* start INFORMATION PROVIDED *

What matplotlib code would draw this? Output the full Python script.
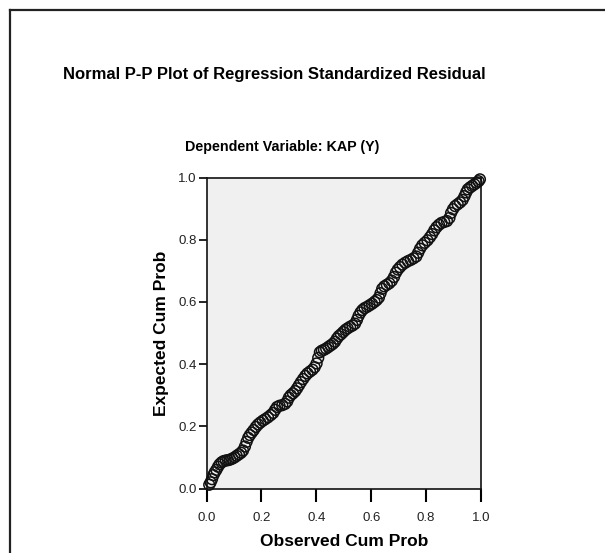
import matplotlib
matplotlib.use("Agg")
import matplotlib.pyplot as plt
from matplotlib.lines import Line2D

plt.rcParams['font.family'] = ['Liberation Sans', 'DejaVu Sans']

# Observed vs expected cumulative probabilities
observed_cum = [
    0.010, 0.015, 0.020, 0.025, 0.030, 0.036, 0.042, 0.048, 0.055, 0.062,
    0.070, 0.078, 0.086, 0.094, 0.102, 0.110, 0.118, 0.126, 0.133, 0.140,
    0.146, 0.152, 0.158, 0.165, 0.172, 0.180, 0.188, 0.196, 0.205, 0.214,
    0.224, 0.234, 0.243, 0.250, 0.257, 0.266, 0.276, 0.286, 0.294, 0.300,
    0.307, 0.315, 0.323, 0.330, 0.337, 0.344, 0.352, 0.360, 0.368, 0.377,
    0.386, 0.394, 0.401, 0.407, 0.413, 0.420, 0.428, 0.436, 0.444, 0.452,
    0.460, 0.468, 0.475, 0.482, 0.490, 0.498, 0.506, 0.514, 0.523, 0.532,
    0.541, 0.548, 0.554, 0.561, 0.568, 0.576, 0.585, 0.594, 0.603, 0.612,
    0.620, 0.628, 0.634, 0.640, 0.648, 0.657, 0.666, 0.675, 0.683, 0.690,
    0.697, 0.705, 0.714, 0.724, 0.734, 0.744, 0.754, 0.764, 0.771, 0.778,
    0.786, 0.795, 0.805, 0.814, 0.822, 0.830, 0.838, 0.847, 0.856, 0.866,
    0.876, 0.885, 0.891, 0.898, 0.906, 0.915, 0.924, 0.933, 0.940, 0.946,
    0.952, 0.960, 0.968, 0.976, 0.984, 0.991, 0.996,
]
expected_cum = [
    0.012, 0.020, 0.030, 0.043, 0.052, 0.060, 0.070, 0.078, 0.084, 0.088,
    0.090, 0.091, 0.093, 0.096, 0.100, 0.105, 0.110, 0.115, 0.122, 0.135,
    0.150, 0.163, 0.172, 0.180, 0.188, 0.198, 0.206, 0.212, 0.218, 0.223,
    0.229, 0.236, 0.243, 0.253, 0.262, 0.266, 0.268, 0.272, 0.280, 0.292,
    0.300, 0.306, 0.313, 0.322, 0.332, 0.342, 0.352, 0.362, 0.370, 0.376,
    0.382, 0.390, 0.402, 0.420, 0.438, 0.443, 0.446, 0.450, 0.455, 0.460,
    0.465, 0.472, 0.482, 0.490, 0.496, 0.503, 0.510, 0.515, 0.520, 0.524,
    0.530, 0.542, 0.555, 0.566, 0.574, 0.580, 0.584, 0.589, 0.594, 0.600,
    0.606, 0.614, 0.628, 0.642, 0.650, 0.655, 0.660, 0.668, 0.680, 0.694,
    0.704, 0.712, 0.720, 0.726, 0.731, 0.735, 0.740, 0.746, 0.758, 0.771,
    0.782, 0.790, 0.798, 0.808, 0.818, 0.830, 0.840, 0.848, 0.854, 0.857,
    0.860, 0.870, 0.886, 0.898, 0.908, 0.914, 0.920, 0.928, 0.940, 0.952,
    0.962, 0.968, 0.973, 0.978, 0.983, 0.988, 0.994,
]
ticks = [0.0, 0.2, 0.4, 0.6, 0.8, 1.0]
tick_labels = ['0.0', '0.2', '0.4', '0.6', '0.8', '1.0']

fig = plt.figure(figsize=(6.05, 5.53), dpi=100)
fig.patch.set_facecolor('white')

# outer chart frame (left and top edges only, the rest is cut off)
fig.add_artist(Line2D([10 / 605, 10 / 605], [0, 1 - 9.5 / 553],
                      transform=fig.transFigure, color='#222222', lw=1.6))
fig.add_artist(Line2D([10 / 605, 1], [1 - 9.5 / 553, 1 - 9.5 / 553],
                      transform=fig.transFigure, color='#222222', lw=1.6))

ax = fig.add_axes([206.5 / 605, 1 - 488.5 / 553, 274.5 / 605, 311 / 553])
ax.set_facecolor('#f0f0f0')

ax.scatter(observed_cum, expected_cum, s=60, facecolors='none',
           edgecolors='#111111', linewidths=1.1, clip_on=False, zorder=3)

ax.set_xlim(0, 1)
ax.set_ylim(0, 1)
ax.set_xticks(ticks)
ax.set_xticklabels(tick_labels)
ax.set_yticks(ticks)
ax.set_yticklabels(tick_labels)
ax.tick_params(axis='x', direction='out', length=9, width=1.5,
               labelsize=9.5, labelcolor='#222222', pad=8)
ax.tick_params(axis='y', direction='out', length=6, width=1.2,
               labelsize=9.5, labelcolor='#222222', pad=1)
for sp in ax.spines.values():
    sp.set_color('#111111')
    sp.set_linewidth(1.2)

ax.set_xlabel('Observed Cum Prob', fontsize=12.5, fontweight='bold', labelpad=7)
ax.set_ylabel('Expected Cum Prob', fontsize=12.5, fontweight='bold', labelpad=7)

fig.text(274 / 605, 1 - 75 / 553,
         'Normal P-P Plot of Regression Standardized Residual',
         ha='center', va='center', fontsize=12, fontweight='bold')
fig.text(282 / 605, 1 - 147 / 553, 'Dependent Variable: KAP (Y)',
         ha='center', va='center', fontsize=10.3, fontweight='bold')

fig.savefig('out.png', dpi=100)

* end INFORMATION PROVIDED *

(TASK TO CARRY OUT) Each line from the top of the material through the line containing "plt.rcParams['font.family'] = ['Liberation" should be reproduced exactly; please drop any images.

(TASK OUTPUT)
What matplotlib code would draw this? Output the full Python script.
import matplotlib
matplotlib.use("Agg")
import matplotlib.pyplot as plt
from matplotlib.lines import Line2D

plt.rcParams['font.family'] = ['Liberation Sans', 'DejaVu Sans']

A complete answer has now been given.